Kelsey Creek Farm Part One: The Sheep

I visited a wonderful place! Kelsey Creek Farm in Bellevue! Based on Kelsey Creek Farm's website, I wasn't sure I'd be able to see animals. Something on the website made it seem like the actual animals are closed to the public unless you make reservations and pay money. But much to my delight, the animals were all there for me to see! The sheep were the first animals I spotted, grazing merrily in the glow of cloud covered sun. 


They are semi-curious. Curious enough to lift their fuzzy heads up from grazing to look at me. But then they like to go right back to their mission which is to keep the grass shorn short.


This little guy was my favorite. He let me pat the top of his head.



These sheep have a good life. They have the sun, the grass and each other. I did feel sorry for them when a group of naughty children ran up to them and started yowling 'Baaa Baaa' at them. But hopefully, incidents like that are few and far between. The sheep took the insulting mockery of their language with aplomb and kept eating grass with sheepy dignity.



When I was younger and couldn't fall asleep, I would try the age old activity of 'counting sheep.' I would imagine a sheep, fluffy with wool like a spring cloud in the sky, dashing and leaping over a fence. Then, the next one, then the next. Behind the sheep, the sky would be a murky blackish blue with stars glowing and glittering. It never worked. But how did this practice even start?

I tried to solve this query via internet research but found only a few flimsy theories mainly tied to the thought that the practice of counting sheep is monotonous, thus leading to the practitioner of sheep counting to feel drowsy.
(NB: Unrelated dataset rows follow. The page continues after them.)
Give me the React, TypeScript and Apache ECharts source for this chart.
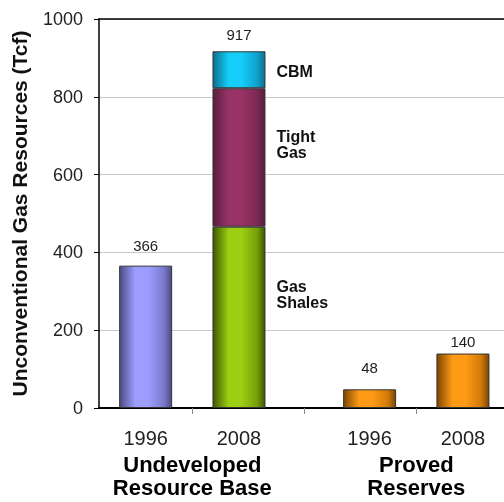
import React, { useEffect, useRef } from "react";
import * as echarts from "echarts";

// ---- data ----
const yearLabels = ["1996", "2008", "1996", "2008"];
const barPositions = [0.5, 1.5, 2.9, 3.9]; // in bar-slot units along the x axis
const groupLabels = ["Undeveloped\nResource Base", "Proved\nReserves"];
const groupPositions = [1.0, 3.4];
const groupDividers = [1.0, 2.2, 3.4];
const undeveloped1996 = [366];
const segmentNames = ["Gas Shales", "Tight Gas", "CBM"];
const segmentLabels = ["Gas\nShales", "Tight\nGas", "CBM"];
const undeveloped2008 = [466, 356, 95];
const provedReserves = [48, 140];
const yMin = 0;
const yMax = 1000;
const yInterval = 200;
const axisExtent = 4.34; // axis length in slot units
const stepsPerUnit = 50;

// label gaps above bars (style, in px): 1996 undeveloped, 2008 total, proved 1996, proved 2008
const labelGaps = [13, 9, 14, 5];

const FONT = "'Liberation Sans', Arial, sans-serif";

function grad(dark: string, light: string, mid: string) {
  return {
    type: "linear",
    x: 0,
    y: 0,
    x2: 1,
    y2: 0,
    colorStops: [
      { offset: 0, color: dark },
      { offset: 0.3, color: light },
      { offset: 0.55, color: light },
      { offset: 0.85, color: mid },
      { offset: 1, color: dark },
    ],
  };
}

const segmentColors = [
  grad("#3d5800", "#9cce12", "#789e08"),
  grad("#5a1e3e", "#993366", "#7a2952"),
  grad("#0b6f8f", "#14cdf8", "#0fa0cc"),
];

export default function App() {
  const ref = useRef<HTMLDivElement>(null);
  useEffect(() => {
    if (!ref.current) return;
    const chart = echarts.init(ref.current, null, { renderer: "svg" });

    const nSteps = Math.round(axisExtent * stepsPerUnit) + 1;
    const steps = Array.from({ length: nSteps }, (_, i) => String(i));
    const toStep = (p: number) => Math.round(p * stepsPerUnit);
    const barSteps = barPositions.map(toStep);
    const groupSteps = groupPositions.map(toStep);
    const dividerSteps = groupDividers.map(toStep);
    const seriesData = (items: [number, number, number?][]) => {
      const arr: any[] = new Array(nSteps).fill(null);
      items.forEach(([p, v, gap]) => {
        arr[toStep(p)] =
          gap == null ? v : { value: v, label: { distance: gap } };
      });
      return arr;
    };

    const total2008 = undeveloped2008.reduce((a, b) => a + b, 0);
    const numLabel = {
      show: true,
      position: "top",
      distance: 6,
      fontSize: 15,
      color: "#222",
      fontFamily: FONT,
    };
    const segOffsets = [
      [0, -23],
      [0, -13],
      [0, 2],
    ];
    const common = { type: "bar", stack: "all", barWidth: 53 };
    const series: any[] = [
      {
        ...common,
        name: "Undeveloped 1996",
        data: seriesData([[barPositions[0], undeveloped1996[0], labelGaps[0]]]),
        itemStyle: {
          color: grad("#4c4c84", "#9d9dff", "#7a7acc"),
          borderColor: "#333",
          borderWidth: 1,
        },
        label: numLabel,
      },
      ...undeveloped2008.map((v, i) => ({
        ...common,
        name: segmentNames[i],
        data: seriesData([[barPositions[1], v]]),
        itemStyle: {
          color: segmentColors[i],
          borderColor: "#333",
          borderWidth: 1,
        },
        label: {
          show: true,
          position: "right",
          distance: 11,
          offset: segOffsets[i],
          formatter: segmentLabels[i],
          fontSize: 16,
          lineHeight: 16,
          fontWeight: "bold",
          color: "#111",
          fontFamily: FONT,
        },
      })),
      {
        ...common,
        name: "Total 2008",
        data: seriesData([[barPositions[1], 0, labelGaps[1]]]),
        itemStyle: { color: "rgba(0,0,0,0)", borderWidth: 0 },
        label: { ...numLabel, formatter: String(total2008) },
      },
      {
        ...common,
        name: "Proved Reserves",
        data: seriesData(
          provedReserves.map(
            (v, i) => [barPositions[2 + i], v, labelGaps[2 + i]] as [number, number, number]
          )
        ),
        itemStyle: {
          color: grad("#7e4600", "#ff9a16", "#d07a08"),
          borderColor: "#333",
          borderWidth: 1,
        },
        label: numLabel,
      },
    ];

    chart.setOption({
      animation: false,
      textStyle: { fontFamily: FONT },
      grid: {
        left: 99,
        top: 19,
        right: 0,
        height: 389,
      },
      xAxis: [
        {
          type: "category",
          data: steps,
          boundaryGap: false,
          position: "bottom",
          axisLine: { show: true, lineStyle: { color: "#000", width: 2 } },
          axisTick: {
            show: true,
            interval: (i: number) => dividerSteps.includes(i),
            length: 6,
            lineStyle: { color: "#888" },
          },
          axisLabel: {
            interval: (i: number) => barSteps.includes(i),
            formatter: (_v: string, i: number) => yearLabels[barSteps.indexOf(i)] ?? "",
            fontSize: 20,
            margin: 20,
            color: "#222",
            fontFamily: FONT,
          },
          splitLine: { show: false },
        },
        {
          type: "category",
          data: steps,
          boundaryGap: false,
          position: "bottom",
          axisLine: { show: false },
          axisTick: { show: false },
          axisLabel: {
            interval: (i: number) => groupSteps.includes(i),
            formatter: (_v: string, i: number) => groupLabels[groupSteps.indexOf(i)] ?? "",
            fontSize: 22,
            lineHeight: 23,
            fontWeight: "bold",
            margin: 45,
            color: "#000",
            fontFamily: FONT,
          },
          splitLine: { show: false },
        },
        {
          type: "category",
          data: steps,
          boundaryGap: false,
          position: "top",
          axisLine: { show: true, lineStyle: { color: "#000", width: 1.5 } },
          axisTick: { show: false },
          axisLabel: { show: false },
          splitLine: { show: false },
        },
      ],
      yAxis: {
        type: "value",
        min: yMin,
        max: yMax,
        interval: yInterval,
        name: "Unconventional Gas Resources (Tcf)",
        nameLocation: "middle",
        nameGap: 69,
        nameTextStyle: {
          fontSize: 21,
          fontWeight: "bold",
          color: "#111",
          fontFamily: FONT,
        },
        axisLine: { show: true, lineStyle: { color: "#000", width: 1.5 } },
        axisTick: { show: true, length: 5, lineStyle: { color: "#000" } },
        axisLabel: {
          fontSize: 18,
          color: "#222",
          margin: 16,
          fontFamily: FONT,
          formatter: (v: number) => String(v),
        },
        splitLine: { show: true, lineStyle: { color: "#c8c8c8", width: 1 } },
      },
      series,
    });
    return () => chart.dispose();
  }, []);
  return (
    <div
      ref={ref}
      style={{ position: "fixed", left: 0, top: 0, width: 504, height: 502 }}
    />
  );
}
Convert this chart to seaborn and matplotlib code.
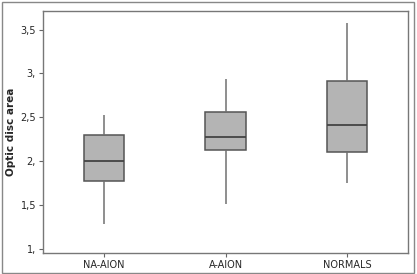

One theory delves a little deeper. Medieval Britain, shepherds had shared grazing land, so they had to make sure to count their sheep as they entered and exited the pastures. Maybe people found a lot of sleeping shepherds back in the day.
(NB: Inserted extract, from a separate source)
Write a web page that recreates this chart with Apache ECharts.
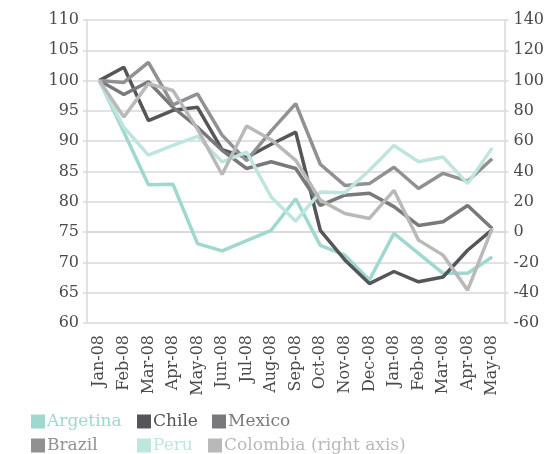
<!DOCTYPE html>
<html>
<head>
<meta charset="utf-8">
<script src="https://cdn.jsdelivr.net/npm/echarts@6/dist/echarts.min.js"></script>
<style>
  html, body { margin: 0; padding: 0; background: #fff; }
  #main { width: 547px; height: 454px; }
</style>
</head>
<body>
<div id="main"></div>
<script>
// categories as printed on the source chart (second year is labelled -08 too)
const months = ['Jan-08', 'Feb-08', 'Mar-08', 'Apr-08', 'May-08', 'Jun-08', 'Jul-08', 'Aug-08', 'Sep-08',
  'Oct-08', 'Nov-08', 'Dec-08', 'Jan-08', 'Feb-08', 'Mar-08', 'Apr-08', 'May-08'];

const argentina = [100, 91.5, 82.8, 82.9, 73.1, 71.9, 73.6, 75.3, 80.5, 72.8, 71.2, 67.1, 74.8, 71.5, 68.2, 68.2, 70.9];
const chile = [100, 102.2, 93.4, 95.1, 95.6, 88.6, 87.3, 89.5, 91.5, 75.3, 70.4, 66.5, 68.5, 66.8, 67.6, 72.0, 75.4];
const mexico = [100, 97.7, 99.8, 95.6, 92.3, 88.5, 85.5, 86.6, 85.5, 79.4, 81.1, 81.4, 79.2, 76.1, 76.7, 79.4, 75.6];
const brazil = [100, 99.7, 103.0, 96.0, 97.8, 91.0, 86.8, 91.7, 96.2, 86.2, 82.7, 83.0, 85.7, 82.2, 84.7, 83.4, 87.1];
const peru = [100, 92.3, 87.7, 89.3, 90.8, 86.6, 88.2, 80.8, 76.8, 81.6, 81.5, 85.2, 89.3, 86.6, 87.4, 83.0, 88.9];
// right axis
const colombia = [100, 76, 98, 93.5, 68, 38, 70, 61, 47.4, 21.1, 12.3, 9.0, 27.6, -5.3, -15.2, -38.3, 2.4];

const leftTicks = { min: 60, max: 110, interval: 5 };
const rightTicks = { min: -60, max: 140, interval: 20 };

const names = ['Argetina', 'Chile', 'Mexico', 'Brazil', 'Peru', 'Colombia (right axis)'];
const colors = ['#9fd8cf', '#55565a', '#79797b', '#919194', '#bfe5df', '#b9b9ba'];
const values = [argentina, chile, mexico, brazil, peru, colombia];

const myChart = echarts.init(document.getElementById('main'));
const font = '"DejaVu Serif", serif';
const gridColor = '#d9d9d9';

// legend laid out as a 3 x 2 grid
const legendPos = [[31, 413], [137, 413], [212, 413], [31, 437], [137, 437], [208, 437]];

const option = {
  animation: false,
  color: colors,
  grid: { left: 87, right: 41, top: 20, bottom: 131 },
  legend: names.map((n, i) => ({
    data: [n],
    left: legendPos[i][0],
    top: legendPos[i][1],
    icon: 'rect',
    itemWidth: 14,
    itemHeight: 14,
    padding: 0,
    textStyle: { color: colors[i], fontFamily: font, fontSize: 17, padding: [0, 0, 0, -3] }
  })),
  xAxis: {
    type: 'category',
    data: months,
    boundaryGap: true,
    axisLine: { show: true, lineStyle: { color: gridColor, width: 1.5 } },
    axisTick: { show: false },
    axisLabel: {
      rotate: 90,
      interval: 0,
      margin: 12,
      color: '#4a4a4a',
      fontFamily: font,
      fontSize: 16
    }
  },
  yAxis: [
    {
      type: 'value',
      min: leftTicks.min,
      max: leftTicks.max,
      interval: leftTicks.interval,
      axisLine: { show: true, lineStyle: { color: gridColor, width: 1.5 } },
      axisTick: { show: true, length: 4, lineStyle: { color: gridColor, width: 1.5 } },
      splitLine: { lineStyle: { color: gridColor, width: 1.5 } },
      axisLabel: { color: '#4a4a4a', fontFamily: font, fontSize: 16, margin: 8 }
    },
    {
      type: 'value',
      position: 'right',
      min: rightTicks.min,
      max: rightTicks.max,
      interval: rightTicks.interval,
      axisLine: { show: true, lineStyle: { color: gridColor, width: 1.5 } },
      axisTick: { show: true, length: 4, lineStyle: { color: gridColor, width: 1.5 } },
      splitLine: { show: false },
      axisLabel: { color: '#4a4a4a', fontFamily: font, fontSize: 16, margin: 9 }
    }
  ],
  series: names.map((n, i) => ({
    name: n,
    type: 'line',
    yAxisIndex: i === 5 ? 1 : 0,
    data: values[i],
    symbol: 'none',
    lineStyle: { width: 3.5, color: colors[i] },
    itemStyle: { color: colors[i] }
  }))
};

myChart.setOption(option, true);
</script>
</body>
</html>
My theory was there was a young shepherd man who was a narcoleptic. People would find him sleeping all over the place: in pastures, on the top of hay stacks, on the top of wandering sheep, in stranger's cottages...everywhere! He got a reputation all throughout the land as being a hardy and talented sleeper. People thought that his propensity to sleep must be linked to his profession with sheep. All of those white fluffy creatures, slowly moving across green pastures like lazy clouds drifting in the sky. The gentleness of their eyes lolling any onlooker into a stoic calm. The way they bellowed reassuring 'baaaaa's' as they went about their day. The rhythmical twirl of their mouth and crunch and clank of their dull teeth as they gnawed upon grass. If any creature is going to help you sleep, it is a sheep. Insomniacs must have admired this sleepy shepherd. They must have thought, it is all that counting of sheep that does it. He counts all those sheep and falls right to sleep.